Working Paper
Long-Term Growth in the CFA Franc Zone Countries
The paper identifies and examines those factors that have affected growth in the CFA franc zone countries relative to the non CFA countries. It examines the special arrangements between franc zone countries and France, which give some advantages that seem not to have created a more rapid and sustained growth in the CFA franc zone region. However, the most important factor (which seems to reflect other factors) is found to be the institutional rigidity imposed by the monetary and exchange rate arrangement. The rigidities have negatively affected the different aspects of economies of the CFA franc countries, and therefore affect their long-term growth prospects as an examination of the different factors strongly indicates. For example the imbalances, particularly the external imbalances lacked the self-correcting mechanism. Most of the Non-CFA countries depended on external adjustment strategies by relying on the flexible exchange rate adjustment although with high inflation. The CFA franc countries tried to correct the imbalances by internal adjustment alone with much difficulty. A major difficulty is that the export base is mainly primary goods and the one time across-the-board (all countries the same rate) devaluation increase capacity utilization rather than capacity expansion in almost all the countries.
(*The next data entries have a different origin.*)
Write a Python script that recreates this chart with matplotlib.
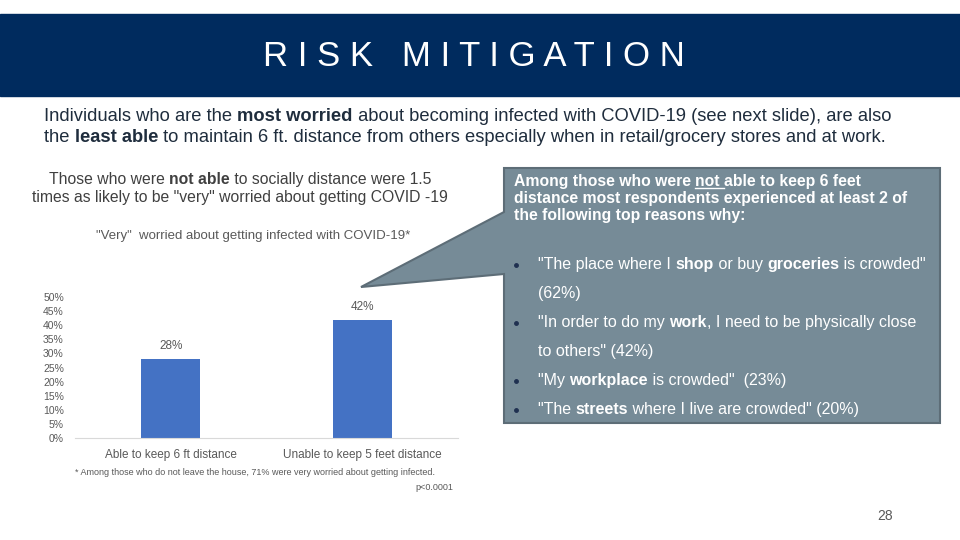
import numpy as np
import matplotlib
matplotlib.use('Agg')
import matplotlib.pyplot as plt
from matplotlib.patches import Rectangle, Polygon
from matplotlib.ticker import PercentFormatter

plt.rcParams['font.family'] = ['Liberation Sans', 'DejaVu Sans']

# data
categories = ['Able to keep 6 ft distance', 'Unable to keep 5 feet distance']
values = [0.28, 0.42]
value_labels = ['28%', '42%']
yticks = np.arange(0, 0.51, 0.05)

title = 'R I S K   M I T I G A T I O N'
chart_title = '"Very"  worried about getting infected with COVID-19*'
footnote = '* Among those who do not leave the house, 71% were very worried about getting infected.'
pvalue = 'p<0.0001'

reasons = [
    [[('"The place where I ', 'normal'), ('shop', 'bold'), (' or buy ', 'normal'),
      ('groceries', 'bold'), (' is crowded"', 'normal')],
     [('(62%)', 'normal')]],
    [[('"In order to do my ', 'normal'), ('work', 'bold'),
      (', I need to be physically close', 'normal')],
     [('to others" (42%)', 'normal')]],
    [[('"My ', 'normal'), ('workplace', 'bold'), (' is crowded"  (23%)', 'normal')]],
    [[('"The ', 'normal'), ('streets', 'bold'), (' where I live are crowded" (20%)', 'normal')]],
]

navy = '#002b5e'
bar_blue = '#4472c4'
box_gray = '#768b97'
text_gray = '#595959'

fig = plt.figure(figsize=(9.6, 5.4), dpi=100)
bg = fig.add_axes([0, 0, 1, 1])
bg.set_xlim(0, 960)
bg.set_ylim(540, 0)
bg.axis('off')
renderer = fig.canvas.get_renderer()


def runs(x, y, parts, size, color, ha='left', z=2):
    # draw a line made of normal/bold pieces
    items = []
    total = 0
    for txt, weight in parts:
        t = bg.text(0, y, txt, fontsize=size, fontweight=weight, color=color,
                    va='baseline', zorder=z)
        w = t.get_window_extent(renderer).width
        items.append((t, w))
        total += w
    if ha == 'center':
        x = x - total / 2
    for t, w in items:
        t.set_x(x)
        x += w
    return items


# header band
bg.add_patch(Rectangle((0, 14), 960, 82, color=navy, zorder=1))
bg.text(474, 56, title, fontsize=25, color='white', ha='center', va='center', zorder=2)

# intro text
runs(44, 121, [('Individuals who are the ', 'normal'), ('most worried', 'bold'),
               (' about becoming infected with COVID-19 (see next slide), are also', 'normal')],
     13.2, '#1f2d3d')
runs(44, 142, [('the ', 'normal'), ('least able', 'bold'),
               (' to maintain 6 ft. distance from others especially when in retail/grocery stores and at work.', 'normal')],
     13.2, '#1f2d3d')

# left text
runs(240, 184, [('Those who were ', 'normal'), ('not able', 'bold'),
                (' to socially distance were 1.5', 'normal')], 11.3, '#404040', ha='center')
runs(240, 202, [('times as likely to be "very" worried about getting COVID -19', 'normal')],
     11.3, '#404040', ha='center')

# callout box with pointer
callout = Polygon([(504, 168), (940, 168), (940, 423), (504, 423), (504, 274),
                   (361, 287), (504, 212)], closed=True, facecolor=box_gray,
                  edgecolor='#5d6d77', linewidth=1.5, zorder=3)
bg.add_patch(callout)

head = runs(514, 186, [('Among those who were ', 'bold'), ('not ', 'bold'),
                       ('able to keep 6 feet', 'bold')], 11.3, 'white', z=4)
nt, nw = head[1]
bg.plot([nt.get_position()[0], nt.get_position()[0] + nw], [188, 188],
        color='white', lw=1, zorder=4)
for i, line in enumerate(['distance most respondents experienced at least 2 of',
                          'the following top reasons why:']):
    bg.text(514, 203 + 17 * i, line, fontsize=11.3, fontweight='bold',
            color='white', va='baseline', zorder=4)

yy = 269
for reason in reasons:
    bg.plot(516, yy - 4, 'o', color='#1f3050', ms=2.5, zorder=4)
    for line in reason:
        runs(538, yy, line, 11.5, 'white', z=4)
        yy += 29

# bar chart
ax = fig.add_axes([75 / 960, (540 - 438) / 540, (458 - 75) / 960, (438 - 297) / 540])
x = np.arange(len(categories))
ax.bar(x, values, width=0.31, color=bar_blue, zorder=2)
for xi, v, lab in zip(x, values, value_labels):
    ax.text(xi, v + 0.025, lab, ha='center', va='bottom', fontsize=8.5, color=text_gray)
ax.set_xlim(-0.5, 1.5)
ax.set_ylim(0, 0.5)
ax.set_yticks(yticks)
ax.yaxis.set_major_formatter(PercentFormatter(1.0, decimals=0))
ax.set_xticks(x)
ax.set_xticklabels(categories, fontsize=8.5, color=text_gray)
ax.tick_params(axis='y', labelsize=7.5, colors=text_gray, length=0, pad=8)
ax.tick_params(axis='x', length=0, pad=8)
for s in ['top', 'right', 'left']:
    ax.spines[s].set_visible(False)
ax.spines['bottom'].set_color('#d9d9d9')
ax.patch.set_alpha(0)

bg.text(253, 239, chart_title, fontsize=9.5, color=text_gray, ha='center', va='baseline')
bg.text(75, 475, footnote, fontsize=6.5, color=text_gray, va='baseline')
bg.text(453, 490, pvalue, fontsize=6.5, color=text_gray, ha='right', va='baseline')

# page number
bg.text(885, 520, '28', fontsize=10, color='#595959', ha='center', va='baseline')

fig.savefig('out.png', dpi=100)
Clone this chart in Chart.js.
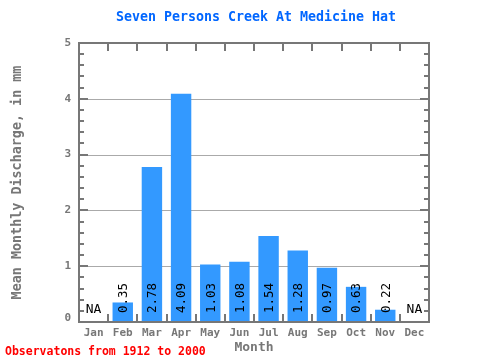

Very thin trade within the zone and large trade between the zone and other countries, tend to generate much disequilibrium. Also a strong and unified monetary system has not been able to produce a strong financial and banking system in the zone. The weak banking sector has therefore encouraged capital flight. Hence for effective macro-economic policy for long-term growth, the factors and rigidities analysed in the paper must actually be taken into consideration and in some cases rigidities must be removed.